"Esa noche había en el aire un olor a tiempo. Tomás sonrió. La idea era divertida. ¿Qué olor tenía el tiempo? El olor del polvo, los relojes, la gente. ¿Y qué sonido tenía el tiempo? Un sonido de agua en una cueva y unas voces que lloraban y una voz muy triste, y unas gotas sucias que caen sobre tapas de cajas vacías, y un sonido de lluvia. Y aún más, ¿a qué se parecía el tiempo? El tiempo se parecía a la nieve que cae calladamente en una habitación negra, a una película muda en un viejo cine, a cien millones de rostros que descienden como globos de Año Nuevo, bajando y bajando hacia la nada. Así era cómo olía el tiempo, cómo sonaba y qué parecía. Y esta noche (y Tomás sacó una mano al viento fuera de la camioneta), esta noche casi se podía tocar el tiempo" (Ray Bradbury).
En la ficción literaria de Proust la identidad (somos tiempo, somos memoria, es la creencia) se despliega en las imágenes de los sentidos más primarios, el olor, el sabor, que activan la memoria involuntaria del recuerdo. En la ciencia ficción de Ray Bradbury, en sus inolvidables Crónicas marcianas, se puede pensar en imágenes poliestéticas lo que no logró la filosofía en conceptos: el tiempo. Recordemos el tópico agustiniano: "¿Qué es, pues, el tiempo? Si nadie me lo pregunta, lo sé; pero si quiero explicárselo al que me lo pregunta, no lo sé". Hay otro tipo de saber, el del gusto, olor y sabor.
En la película Border (2018) de Ali Abbasi se plantea la pregunta: "¿Se pueden oler los sentimientos?". Interesante pregunta en una época en que todo se vuelve hablar de emociones, no tanto de sentimientos. La ayudante de policía de aduanas Tina es capaz de hacerlo, oler los sentimientos de culpa, vergüenza, rabia, que se esconden tras la aparente ausencia corporal de emociones.
En la ciencia ficción las películas ochenteras planteaban el problema de la identidad humana, primero en hacendosos robots y luego en atormentados replicantes que ya habían dejado atrás la inteligencia artificial y emocional. Unos querían ser humanos, como el hombre bicentenario y otros se preguntaban que para qué ser humano como la mayor Kusanagi (la de la película, no la infame serie). A caballo entre el transhumanismo y poshumanismo (a veces son lo mismo) la pregunta esencialista ombliguera, qué es un ser humano, hizo las delicias de las tecnologías del yo, ahora de capa caída. ¿Se acuerda alguien de cuando se hablaba de cyborgs? Bueno, sí, en la entrañable película de "mamá, creo que soy un cyborg".

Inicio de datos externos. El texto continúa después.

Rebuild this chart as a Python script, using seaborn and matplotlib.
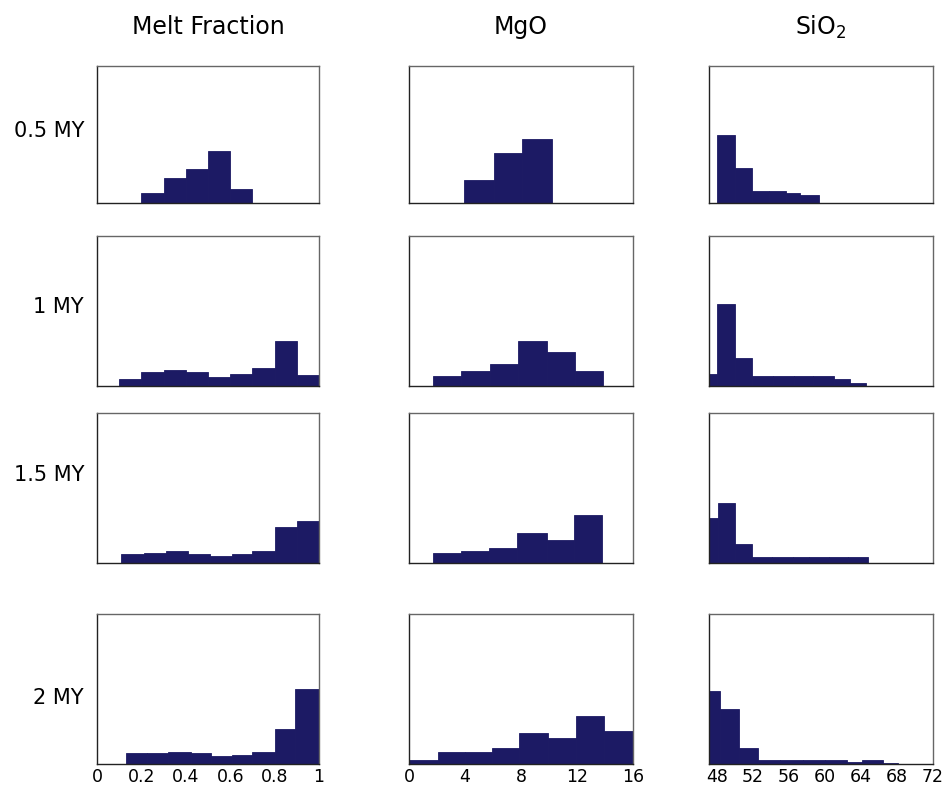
import matplotlib
matplotlib.use("Agg")
import matplotlib.pyplot as plt
import seaborn as sns

sns.set_style("white")
plt.rcParams['font.family'] = ['DejaVu Sans']
plt.rcParams['text.color'] = 'black'
plt.rcParams['xtick.color'] = 'black'

BAR = '#1c1a64'
W, H = 944, 787

col_titles = ['Melt Fraction', 'MgO', r'SiO$_2$']
row_labels = ['0.5 MY', '1 MY', '1.5 MY', '2 MY']

# bin edges and bar heights (relative, share of panel height)
melt_05_edges = [0.2, 0.3, 0.4, 0.5, 0.6, 0.7]
melt_05_h = [0.076, 0.185, 0.251, 0.377, 0.100]
melt_1_edges = [0.1, 0.2, 0.3, 0.4, 0.5, 0.6, 0.7, 0.8, 0.9, 1.0]
melt_1_h = [0.050, 0.094, 0.105, 0.092, 0.060, 0.083, 0.121, 0.300, 0.072]
melt_15_edges = [0.11, 0.21, 0.31, 0.41, 0.51, 0.61, 0.70, 0.80, 0.90, 1.0]
melt_15_h = [0.057, 0.068, 0.081, 0.057, 0.045, 0.057, 0.081, 0.239, 0.277]
melt_2_edges = [0.13, 0.225, 0.32, 0.425, 0.515, 0.61, 0.70, 0.80, 0.89, 1.0]
melt_2_h = [0.071, 0.071, 0.083, 0.074, 0.051, 0.061, 0.083, 0.236, 0.499]

mgo_05_edges = [3.93, 6.1, 8.05, 10.19]
mgo_05_h = [0.165, 0.366, 0.469]
mgo_1_edges = [1.7, 3.68, 5.75, 7.75, 9.86, 11.87, 13.83]
mgo_1_h = [0.069, 0.103, 0.149, 0.298, 0.227, 0.103]
mgo_15_edges = [1.7, 3.68, 5.73, 7.73, 9.86, 11.79, 13.81]
mgo_15_h = [0.066, 0.080, 0.100, 0.202, 0.156, 0.317]
mgo_2_edges = [0, 2.05, 4.0, 5.96, 7.89, 9.92, 11.92, 13.95, 16]
mgo_2_h = [0.024, 0.082, 0.082, 0.107, 0.208, 0.174, 0.321, 0.218]

sio2_05_edges = [48.0, 50.0, 51.9, 53.8, 55.7, 57.2, 59.3]
sio2_05_h = [0.500, 0.258, 0.086, 0.086, 0.072, 0.060]
sio2_1_edges = [47.1, 48.0, 50.0, 51.9, 54.2, 56.5, 58.7, 61.0, 62.8, 64.6]
sio2_1_h = [0.077, 0.546, 0.190, 0.065, 0.065, 0.065, 0.065, 0.044, 0.020]
sio2_15_edges = [47.1, 48.1, 50.0, 51.9, 54.1, 56.4, 58.2, 60.4, 62.6, 64.8]
sio2_15_h = [0.300, 0.400, 0.125, 0.037, 0.037, 0.037, 0.037, 0.037, 0.037]
sio2_2_edges = [47.1, 48.3, 50.4, 52.5, 55.0, 57.5, 60.0, 62.4, 64.1, 66.4, 68.1]
sio2_2_h = [0.490, 0.367, 0.107, 0.027, 0.027, 0.027, 0.027, 0.015, 0.027, 0.008]

panels = [
    [(melt_05_edges, melt_05_h), (mgo_05_edges, mgo_05_h), (sio2_05_edges, sio2_05_h)],
    [(melt_1_edges, melt_1_h), (mgo_1_edges, mgo_1_h), (sio2_1_edges, sio2_1_h)],
    [(melt_15_edges, melt_15_h), (mgo_15_edges, mgo_15_h), (sio2_15_edges, sio2_15_h)],
    [(melt_2_edges, melt_2_h), (mgo_2_edges, mgo_2_h), (sio2_2_edges, sio2_2_h)],
]

xlims = [(0, 1), (0, 16), (47.1, 72)]
xticks = [[0, 0.2, 0.4, 0.6, 0.8, 1], [0, 4, 8, 12, 16], [48, 52, 56, 60, 64, 68, 72]]
xticklabels = [['0', '0.2', '0.4', '0.6', '0.8', '1'],
               ['0', '4', '8', '12', '16'],
               ['48', '52', '56', '60', '64', '68', '72']]

# pixel layout of the panels
col_x = [(97, 319), (409, 633), (709, 933)]
row_y = [(66, 203), (236, 386), (413, 563), (614, 764)]

fig = plt.figure(figsize=(W / 100, H / 100), dpi=100)

for r in range(4):
    for c in range(3):
        edges, h = panels[r][c]
        x0, x1 = col_x[c]
        y0, y1 = row_y[r]
        ax = fig.add_axes([x0 / W, 1 - y1 / H, (x1 - x0) / W, (y1 - y0) / H])
        centers = [(a + b) / 2 for a, b in zip(edges[:-1], edges[1:])]
        sns.histplot(x=centers, weights=h, bins=edges, ax=ax, color=BAR,
                     alpha=1, edgecolor=BAR, linewidth=0.6)
        ax.set_xlim(*xlims[c])
        ax.set_ylim(0, 1)
        ax.set_xlabel('')
        ax.set_ylabel('')
        ax.set_yticks([])
        if r == 3:
            ax.set_xticks(xticks[c])
            ax.set_xticklabels(xticklabels[c], fontsize=12.5)
            ax.tick_params(axis='x', length=0, pad=3)
        else:
            ax.set_xticks([])
        for side, sp in ax.spines.items():
            sp.set_visible(True)
            sp.set_linewidth(1)
            sp.set_color('#222222' if side in ('left', 'bottom') else '#666666')

# column titles
for c, t in enumerate(col_titles):
    cx = (col_x[c][0] + col_x[c][1]) / 2
    fig.text(cx / W, 1 - 27 / H, t, ha='center', va='center', fontsize=17)

# row labels
row_label_y = [131, 307, 475, 698]
for lab, y in zip(row_labels, row_label_y):
    fig.text(84 / W, 1 - y / H, lab, ha='right', va='center', fontsize=15)

fig.savefig('out.png', dpi=100)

Border es el regreso a lo elemental, a la tierra húmeda del bosque y al cuerpo de recuerdo mutilado; nos sitúa en la frontera como límite de la pregunta por la identidad y diferencia en formato esencialista: es una pregunta grotesca según el director. Los dos personajes centrales parecen escapados de La isla del doctor Moreau. Y la estética de las imágenes se acoge a esa categoría: parajes sublimes que albergan escena sórdida de sexo en la que se intercambian burdamente géneros como en el bioarte trans; asepsia funcionarial en las instalaciones de aduanas y vulgaridad cotidiana en la vivienda que comparte Tina con un gorrón; proteger y servir con caso de pedofilia y bebé escapado de Cabeza borradora que acabará en retoño de Shrek; gestos de extrema fisicidad revolcándose en la tierra, acariciando el musgo pero degustando los gusanos del bosque; correr, bañarse desnudos, gritar de placer por la (esa) vida, amor entre gruñidos.
Siente el amor de la madre Gea venteando los efluvios de lo elemental, pero también el rechazo de los (otros) seres humanos. Son las oscilaciones propias de los seres ENTRE que solo desean ser aceptados y no pasan de adoptados temporalmente. La identidad no es una cuestión ontológica como se ha fantaseado sino un asunto puramente social: ellos hacen sentir diferentes, con la mirada, con la exclusión, con el maltrato. La identidad no es una cuestión de ser sino de trato. ¿Somos como nos (bien)(mal) tratan? Aquí lo binario en las respuestas al uso deja paso a la complejidad de la película y sus imágenes.